As the Korea FTA provides fresh evidence of the job-killing nature of these deals, U.S. voters want and deserve to know why any member of Congress would buy another round of empty promises for these pacts.

It's an urgent question, because the same baloney is now being served up to Congress by the administration as it attempts to persuade Congress to delegate away its constitutional trade authority through a revival of the defamed and defunct Fast Track trade authority. That would be the Nixon-created legislative-luge-run procedure on which the administration hopes to sled TPP through Congress.

It's worth noting that the extreme Fast Track process has only been used 16 times since Nixon hatched it, although hundreds of trade agreements have been negotiated and implemented during the same period. It's the tool of choice by Democratic and Republican presidents seeking to pass "trade" agreements only Wall Street, Big Pharma and chronic-job-offshoring U.S. multinational corporations could love -- agreements like the TPP. The TPP includes generic-medicine-undermining drug patent extensions, limits on financial regulation, and special incentives to offshore U.S. jobs to, say, TPP partner Vietnam, where manufacturing wages of less than $100-$150 per month make it the lower cost offshoring alternative to China.

But, back to trade prevarication patrol: Contrary to the administration's claims of its export-expansion prowess, the steep decline in U.S. exports to Korea under the FTA contributed to an overall disappointing U.S. export performance in 2012. Forget about President Obama's pledge to double U.S. exports by the end of 2014. At the sluggish 2012 export growth rate of 2 percent, the United States would not achieve that goal until 2032, 18 years behind schedule.

What's more, the sectors the administration promised would benefit the most from the Korea FTA are actually some of the biggest losers. U.S. pork exports to Korea are down 24 percent, beef exports fell 8 percent, and poultry exports took a huge hit, plunging 41 percent under the first year of the FTA compared to the year before it was implemented.

The auto industry numbers aren't any more promising. The U.S. deficit with Korea in autos and auto parts increased 16 percent in the first year of the FTA. U.S. auto imports from Korea have surged by more than $2.5 billion under the FTA's first year, while auto exports to Korea increased by just $130 million. Nonetheless, FTA proponents have shamelessly touted "gains" in U.S. auto exports.
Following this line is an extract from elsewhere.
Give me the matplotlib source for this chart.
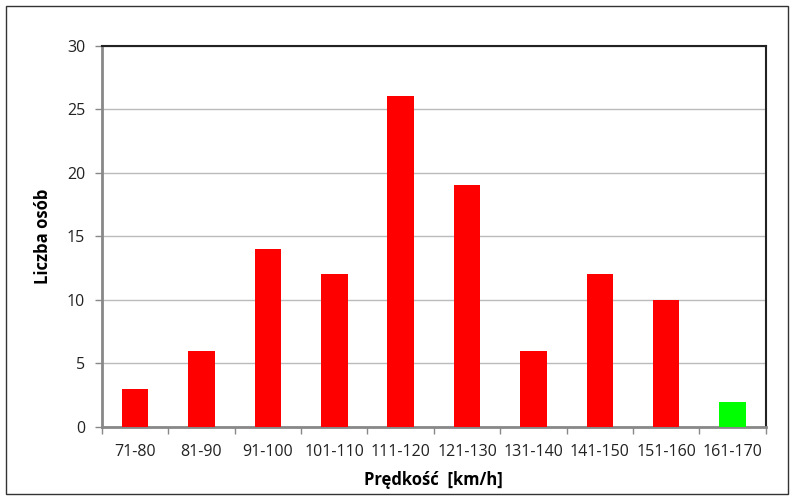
import matplotlib.pyplot as plt
from matplotlib.patches import Rectangle

# dane z wykresu
przedzialy = ['71-80', '81-90', '91-100', '101-110', '111-120',
              '121-130', '131-140', '141-150', '151-160', '161-170']
liczba_osob = [3, 6, 14, 12, 26, 19, 6, 12, 10, 2]
kolory = ['#ff0000'] * 9 + ['#00ff00']

plt.rcParams['font.family'] = ['Open Sans', 'DejaVu Sans']

fig = plt.figure(figsize=(7.96, 4.98), dpi=100)
ax = fig.add_axes([0.128, 0.1426, 0.834, 0.766])

x = list(range(len(przedzialy)))
ax.bar(x, liczba_osob, width=0.4, color=kolory, zorder=3)

ax.set_xlim(-0.5, len(przedzialy) - 0.5)
ax.set_ylim(0, 30)
ax.set_yticks(range(0, 31, 5))
ax.set_xticks(x)
ax.set_xticklabels(przedzialy, fontsize=11.5, color='#222222')
ax.tick_params(axis='x', length=0, pad=12)
ax.set_xticks([i + 0.5 for i in range(-1, len(przedzialy))], minor=True)
ax.tick_params(axis='x', which='minor', length=5, color='#888888', width=1)
ax.tick_params(axis='y', length=5, color='#888888', width=1, labelsize=11.5,
               labelcolor='#222222', pad=7)

ax.grid(axis='y', color='#bbbbbb', linewidth=1, zorder=0)
ax.spines['left'].set_color('#888888')
ax.spines['bottom'].set_color('#888888')
ax.spines['left'].set_linewidth(2)
ax.spines['bottom'].set_linewidth(2)
ax.spines['top'].set_color('#222222')
ax.spines['right'].set_color('#222222')
ax.spines['top'].set_linewidth(1.5)
ax.spines['right'].set_linewidth(1.5)

ax.set_ylabel('Liczba osób', fontsize=12, fontweight='bold', labelpad=11)
ax.set_xlabel('Prędkość  [km/h]', fontsize=12, fontweight='bold', labelpad=8)

# ramka wokół całego wykresu
fig.patches.append(Rectangle((6 / 796, 4 / 498), 782 / 796, 488 / 498,
                             transform=fig.transFigure, fill=False,
                             edgecolor='#333333', linewidth=1))

fig.savefig('out.png', dpi=100)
President Obama declared: "Our automobile exports are up nearly 50 percent!" Um, it would have been a bit more honest to not use percentages, given almost any gain would look grand compared to the teeny number of U.S. cars sold in Korea in 2011 -- about 8,000. The touted increase in 2012 totaled less than 1,500 cars. This in comparison to the 1.3 million Korean-made Hyundai and Kia cars sold here last year.

In sum, the Korea FTA's outcomes have shown the perils of relying on President Obama's promises, and have undermined his job growth agenda to boot. Given the transpartisan contempt for our current trade agreements shown in repeated polls, members of Congress who buy the same sorry promises again do so at their own peril.